What you have to do: Take the lines from the top down to and including the one with "// Log-returns at four sampling frequencies" and repeat them exactly. Omit images.

Data:

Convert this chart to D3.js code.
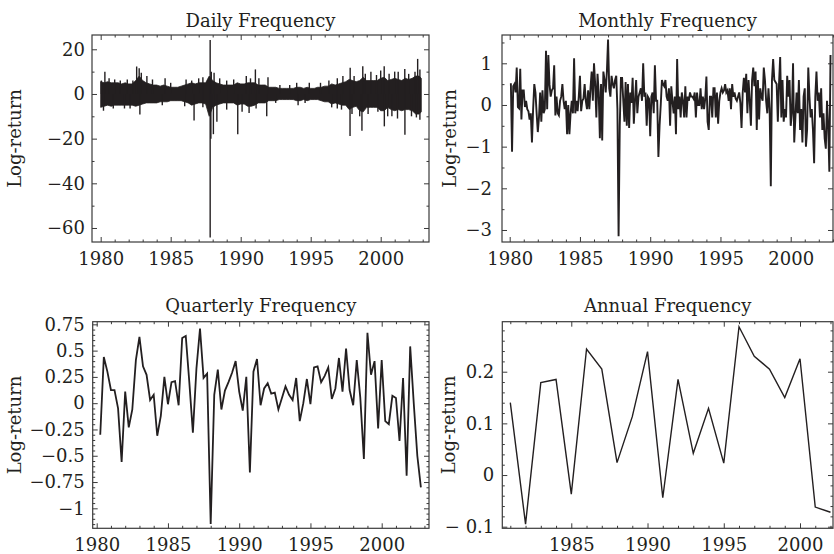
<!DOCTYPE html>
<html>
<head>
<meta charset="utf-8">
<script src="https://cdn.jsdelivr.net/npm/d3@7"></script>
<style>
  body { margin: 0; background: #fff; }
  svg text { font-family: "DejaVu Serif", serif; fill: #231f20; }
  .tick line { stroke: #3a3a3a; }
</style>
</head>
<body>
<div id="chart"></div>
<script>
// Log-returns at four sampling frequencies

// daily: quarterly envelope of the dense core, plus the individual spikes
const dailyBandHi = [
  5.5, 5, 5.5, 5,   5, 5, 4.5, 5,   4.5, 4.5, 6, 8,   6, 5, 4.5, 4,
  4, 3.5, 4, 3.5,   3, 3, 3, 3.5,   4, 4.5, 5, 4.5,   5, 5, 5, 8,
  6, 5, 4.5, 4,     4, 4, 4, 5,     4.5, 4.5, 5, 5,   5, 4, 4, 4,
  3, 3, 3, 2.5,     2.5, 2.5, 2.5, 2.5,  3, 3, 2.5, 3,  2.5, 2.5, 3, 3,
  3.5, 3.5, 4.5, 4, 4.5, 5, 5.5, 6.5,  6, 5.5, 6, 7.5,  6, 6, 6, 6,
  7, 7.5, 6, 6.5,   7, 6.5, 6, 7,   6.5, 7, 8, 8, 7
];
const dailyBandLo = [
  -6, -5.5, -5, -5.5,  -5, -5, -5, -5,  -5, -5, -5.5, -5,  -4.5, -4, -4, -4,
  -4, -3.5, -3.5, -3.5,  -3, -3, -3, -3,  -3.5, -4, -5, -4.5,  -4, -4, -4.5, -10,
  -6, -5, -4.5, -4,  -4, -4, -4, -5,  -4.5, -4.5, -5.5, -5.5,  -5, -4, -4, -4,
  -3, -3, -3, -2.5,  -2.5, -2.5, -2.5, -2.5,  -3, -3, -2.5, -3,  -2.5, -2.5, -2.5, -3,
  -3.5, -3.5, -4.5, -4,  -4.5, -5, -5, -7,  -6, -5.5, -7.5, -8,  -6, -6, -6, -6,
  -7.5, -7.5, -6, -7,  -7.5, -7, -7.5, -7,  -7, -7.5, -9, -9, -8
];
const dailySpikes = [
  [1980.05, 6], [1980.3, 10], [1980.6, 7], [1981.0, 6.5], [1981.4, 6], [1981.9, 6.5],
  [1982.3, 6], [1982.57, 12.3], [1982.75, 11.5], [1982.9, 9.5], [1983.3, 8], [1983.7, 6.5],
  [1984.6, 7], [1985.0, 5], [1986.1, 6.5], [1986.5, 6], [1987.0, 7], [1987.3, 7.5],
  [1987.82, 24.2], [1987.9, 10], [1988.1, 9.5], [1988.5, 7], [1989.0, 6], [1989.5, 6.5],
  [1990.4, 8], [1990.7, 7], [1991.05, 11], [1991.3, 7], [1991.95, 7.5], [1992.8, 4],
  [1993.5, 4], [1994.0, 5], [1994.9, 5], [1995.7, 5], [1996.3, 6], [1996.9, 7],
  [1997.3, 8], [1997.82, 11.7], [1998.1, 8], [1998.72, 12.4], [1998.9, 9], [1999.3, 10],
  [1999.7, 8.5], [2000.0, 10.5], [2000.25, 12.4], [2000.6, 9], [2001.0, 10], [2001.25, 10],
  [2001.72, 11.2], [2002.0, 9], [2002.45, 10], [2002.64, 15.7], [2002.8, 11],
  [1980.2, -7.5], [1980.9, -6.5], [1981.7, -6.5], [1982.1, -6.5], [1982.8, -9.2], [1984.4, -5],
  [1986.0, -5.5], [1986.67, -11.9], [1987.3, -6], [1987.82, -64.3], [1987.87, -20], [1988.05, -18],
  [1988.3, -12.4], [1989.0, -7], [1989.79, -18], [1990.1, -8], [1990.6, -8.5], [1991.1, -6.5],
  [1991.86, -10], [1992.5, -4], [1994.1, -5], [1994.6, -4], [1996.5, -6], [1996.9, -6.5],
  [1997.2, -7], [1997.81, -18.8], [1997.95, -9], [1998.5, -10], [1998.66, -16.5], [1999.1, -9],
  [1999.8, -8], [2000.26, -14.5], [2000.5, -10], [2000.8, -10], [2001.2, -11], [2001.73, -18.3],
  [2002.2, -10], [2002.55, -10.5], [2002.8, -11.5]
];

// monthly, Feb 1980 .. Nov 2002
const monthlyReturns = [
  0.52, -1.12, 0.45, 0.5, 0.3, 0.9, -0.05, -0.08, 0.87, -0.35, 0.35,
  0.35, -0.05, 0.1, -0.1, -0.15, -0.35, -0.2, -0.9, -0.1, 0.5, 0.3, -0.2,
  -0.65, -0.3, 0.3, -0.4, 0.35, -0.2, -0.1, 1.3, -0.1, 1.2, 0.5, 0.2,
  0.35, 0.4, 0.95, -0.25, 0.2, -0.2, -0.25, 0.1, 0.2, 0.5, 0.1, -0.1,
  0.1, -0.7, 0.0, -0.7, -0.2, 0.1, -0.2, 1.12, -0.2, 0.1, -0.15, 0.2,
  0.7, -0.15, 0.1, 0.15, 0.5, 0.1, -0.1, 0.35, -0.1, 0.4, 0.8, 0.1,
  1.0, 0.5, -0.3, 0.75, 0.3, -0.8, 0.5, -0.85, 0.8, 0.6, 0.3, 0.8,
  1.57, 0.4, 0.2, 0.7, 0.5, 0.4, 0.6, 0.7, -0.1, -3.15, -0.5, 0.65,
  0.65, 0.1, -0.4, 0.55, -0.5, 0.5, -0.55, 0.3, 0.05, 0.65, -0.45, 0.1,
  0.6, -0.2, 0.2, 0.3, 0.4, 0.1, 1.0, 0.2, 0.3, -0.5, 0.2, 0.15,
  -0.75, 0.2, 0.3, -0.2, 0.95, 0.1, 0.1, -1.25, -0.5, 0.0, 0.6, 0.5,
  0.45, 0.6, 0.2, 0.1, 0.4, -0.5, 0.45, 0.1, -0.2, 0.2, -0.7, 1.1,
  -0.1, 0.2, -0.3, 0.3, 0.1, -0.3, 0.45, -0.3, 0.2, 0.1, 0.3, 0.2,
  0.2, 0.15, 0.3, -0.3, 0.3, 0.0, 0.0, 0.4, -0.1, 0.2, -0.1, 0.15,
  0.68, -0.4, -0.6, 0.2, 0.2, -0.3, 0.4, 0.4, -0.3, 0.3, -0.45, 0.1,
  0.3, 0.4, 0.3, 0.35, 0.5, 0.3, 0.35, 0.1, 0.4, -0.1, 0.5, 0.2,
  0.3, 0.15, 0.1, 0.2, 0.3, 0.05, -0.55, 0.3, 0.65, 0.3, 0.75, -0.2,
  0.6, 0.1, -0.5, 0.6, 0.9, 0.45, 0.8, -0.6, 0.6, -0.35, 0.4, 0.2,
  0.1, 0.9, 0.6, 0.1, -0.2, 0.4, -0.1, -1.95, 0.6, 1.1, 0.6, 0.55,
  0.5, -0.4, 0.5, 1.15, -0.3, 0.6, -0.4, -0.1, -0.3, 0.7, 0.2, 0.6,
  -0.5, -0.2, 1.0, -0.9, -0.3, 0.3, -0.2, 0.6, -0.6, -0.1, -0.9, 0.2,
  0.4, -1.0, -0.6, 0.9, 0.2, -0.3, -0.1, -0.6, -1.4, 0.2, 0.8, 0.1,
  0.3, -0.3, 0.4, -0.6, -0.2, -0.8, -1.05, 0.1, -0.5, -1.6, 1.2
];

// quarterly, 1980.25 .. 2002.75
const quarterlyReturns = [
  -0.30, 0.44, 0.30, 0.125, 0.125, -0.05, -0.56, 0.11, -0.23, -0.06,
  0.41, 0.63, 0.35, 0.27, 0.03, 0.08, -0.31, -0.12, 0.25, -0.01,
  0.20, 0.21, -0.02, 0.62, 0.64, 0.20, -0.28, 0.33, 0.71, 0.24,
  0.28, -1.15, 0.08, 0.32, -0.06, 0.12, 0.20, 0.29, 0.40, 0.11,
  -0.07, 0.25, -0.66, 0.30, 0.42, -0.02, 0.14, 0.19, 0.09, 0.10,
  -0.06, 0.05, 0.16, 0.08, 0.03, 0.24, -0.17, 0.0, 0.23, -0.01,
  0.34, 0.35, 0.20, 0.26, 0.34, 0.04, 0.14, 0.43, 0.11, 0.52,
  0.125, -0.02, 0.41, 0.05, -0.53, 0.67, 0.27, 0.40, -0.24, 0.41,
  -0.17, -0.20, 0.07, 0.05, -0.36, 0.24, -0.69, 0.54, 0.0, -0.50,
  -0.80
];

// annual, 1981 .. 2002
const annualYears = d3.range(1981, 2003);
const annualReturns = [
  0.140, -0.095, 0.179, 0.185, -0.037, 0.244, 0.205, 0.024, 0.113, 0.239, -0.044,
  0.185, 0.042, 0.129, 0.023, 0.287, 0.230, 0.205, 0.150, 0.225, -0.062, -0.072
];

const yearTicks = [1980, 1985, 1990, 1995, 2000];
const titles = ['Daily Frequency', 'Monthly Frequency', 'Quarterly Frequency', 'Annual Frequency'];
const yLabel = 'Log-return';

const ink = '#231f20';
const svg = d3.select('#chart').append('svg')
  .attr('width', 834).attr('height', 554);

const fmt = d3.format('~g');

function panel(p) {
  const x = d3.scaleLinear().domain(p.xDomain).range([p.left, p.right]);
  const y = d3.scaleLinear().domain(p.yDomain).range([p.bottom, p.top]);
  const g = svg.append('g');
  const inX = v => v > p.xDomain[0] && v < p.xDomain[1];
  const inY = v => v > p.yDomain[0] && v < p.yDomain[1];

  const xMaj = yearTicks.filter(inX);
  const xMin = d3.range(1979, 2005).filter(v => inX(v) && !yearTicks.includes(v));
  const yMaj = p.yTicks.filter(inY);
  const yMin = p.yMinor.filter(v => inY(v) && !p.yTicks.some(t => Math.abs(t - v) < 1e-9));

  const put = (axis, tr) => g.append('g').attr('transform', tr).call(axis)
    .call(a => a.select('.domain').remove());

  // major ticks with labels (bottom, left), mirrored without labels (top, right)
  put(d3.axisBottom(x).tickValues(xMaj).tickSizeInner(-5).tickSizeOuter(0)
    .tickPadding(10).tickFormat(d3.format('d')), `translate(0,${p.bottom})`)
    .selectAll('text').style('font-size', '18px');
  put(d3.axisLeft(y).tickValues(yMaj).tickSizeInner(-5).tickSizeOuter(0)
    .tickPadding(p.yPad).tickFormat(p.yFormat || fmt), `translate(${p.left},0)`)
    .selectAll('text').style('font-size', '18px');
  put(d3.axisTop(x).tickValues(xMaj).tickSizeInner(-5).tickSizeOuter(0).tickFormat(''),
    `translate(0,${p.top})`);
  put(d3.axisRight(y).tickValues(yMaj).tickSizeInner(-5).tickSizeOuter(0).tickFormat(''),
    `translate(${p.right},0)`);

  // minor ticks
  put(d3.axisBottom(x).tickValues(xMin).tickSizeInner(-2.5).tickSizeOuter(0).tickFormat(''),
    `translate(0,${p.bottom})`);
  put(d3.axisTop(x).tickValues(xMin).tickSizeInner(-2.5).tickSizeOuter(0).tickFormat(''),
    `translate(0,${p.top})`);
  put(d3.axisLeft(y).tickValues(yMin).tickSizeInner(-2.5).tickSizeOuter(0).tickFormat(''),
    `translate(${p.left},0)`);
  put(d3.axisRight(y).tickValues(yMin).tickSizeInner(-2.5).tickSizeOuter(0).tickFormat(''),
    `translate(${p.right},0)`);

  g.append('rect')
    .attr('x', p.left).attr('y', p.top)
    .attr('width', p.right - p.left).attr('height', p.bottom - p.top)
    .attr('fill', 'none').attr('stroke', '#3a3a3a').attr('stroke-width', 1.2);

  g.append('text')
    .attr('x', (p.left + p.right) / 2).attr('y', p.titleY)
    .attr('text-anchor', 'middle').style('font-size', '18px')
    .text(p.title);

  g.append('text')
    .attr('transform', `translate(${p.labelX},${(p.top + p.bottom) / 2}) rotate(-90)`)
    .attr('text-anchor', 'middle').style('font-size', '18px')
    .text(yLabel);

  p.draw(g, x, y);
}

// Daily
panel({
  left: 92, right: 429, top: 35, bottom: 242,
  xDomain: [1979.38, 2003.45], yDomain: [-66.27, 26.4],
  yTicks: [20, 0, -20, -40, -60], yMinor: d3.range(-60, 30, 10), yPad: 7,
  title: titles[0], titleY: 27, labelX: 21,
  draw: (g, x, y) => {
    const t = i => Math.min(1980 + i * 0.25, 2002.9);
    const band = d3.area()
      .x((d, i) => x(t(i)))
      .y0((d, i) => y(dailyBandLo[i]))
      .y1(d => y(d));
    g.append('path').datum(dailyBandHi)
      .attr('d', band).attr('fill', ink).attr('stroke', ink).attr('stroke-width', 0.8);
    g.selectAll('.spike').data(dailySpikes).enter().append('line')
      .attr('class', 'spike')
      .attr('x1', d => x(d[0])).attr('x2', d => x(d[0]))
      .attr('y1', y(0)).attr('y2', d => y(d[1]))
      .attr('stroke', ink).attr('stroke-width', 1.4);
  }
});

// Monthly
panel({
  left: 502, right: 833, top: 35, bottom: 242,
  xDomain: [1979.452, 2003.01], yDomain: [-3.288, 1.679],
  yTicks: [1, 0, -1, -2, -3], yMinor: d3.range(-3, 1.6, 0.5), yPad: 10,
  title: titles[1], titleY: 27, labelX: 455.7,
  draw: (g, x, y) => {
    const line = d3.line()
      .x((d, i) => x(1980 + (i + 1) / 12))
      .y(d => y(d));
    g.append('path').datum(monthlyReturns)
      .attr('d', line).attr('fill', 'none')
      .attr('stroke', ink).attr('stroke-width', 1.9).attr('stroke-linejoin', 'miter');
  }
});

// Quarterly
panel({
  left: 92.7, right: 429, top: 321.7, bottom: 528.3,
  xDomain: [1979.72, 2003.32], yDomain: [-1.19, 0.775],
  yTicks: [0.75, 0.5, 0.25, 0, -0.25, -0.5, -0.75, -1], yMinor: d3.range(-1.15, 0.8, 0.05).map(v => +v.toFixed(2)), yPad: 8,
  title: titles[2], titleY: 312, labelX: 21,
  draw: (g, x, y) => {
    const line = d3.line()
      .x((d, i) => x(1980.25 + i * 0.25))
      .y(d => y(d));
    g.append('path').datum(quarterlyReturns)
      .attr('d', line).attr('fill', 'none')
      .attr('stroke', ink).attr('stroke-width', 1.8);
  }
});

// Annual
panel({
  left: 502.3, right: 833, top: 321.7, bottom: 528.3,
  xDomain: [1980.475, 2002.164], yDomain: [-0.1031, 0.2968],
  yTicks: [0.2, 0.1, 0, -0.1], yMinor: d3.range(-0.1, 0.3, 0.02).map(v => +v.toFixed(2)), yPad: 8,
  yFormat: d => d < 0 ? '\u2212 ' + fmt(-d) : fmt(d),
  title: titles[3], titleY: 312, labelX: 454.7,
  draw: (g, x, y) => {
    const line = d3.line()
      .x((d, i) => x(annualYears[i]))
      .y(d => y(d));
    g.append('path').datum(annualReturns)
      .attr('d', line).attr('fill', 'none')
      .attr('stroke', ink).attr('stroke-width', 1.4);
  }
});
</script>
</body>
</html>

Written reply:
Convert this chart to D3.js code.
<!DOCTYPE html>
<html>
<head>
<meta charset="utf-8">
<script src="https://cdn.jsdelivr.net/npm/d3@7"></script>
<style>
  body { margin: 0; background: #fff; }
  svg text { font-family: "DejaVu Serif", serif; fill: #231f20; }
  .tick line { stroke: #3a3a3a; }
</style>
</head>
<body>
<div id="chart"></div>
<script>
// Log-returns at four sampling frequencies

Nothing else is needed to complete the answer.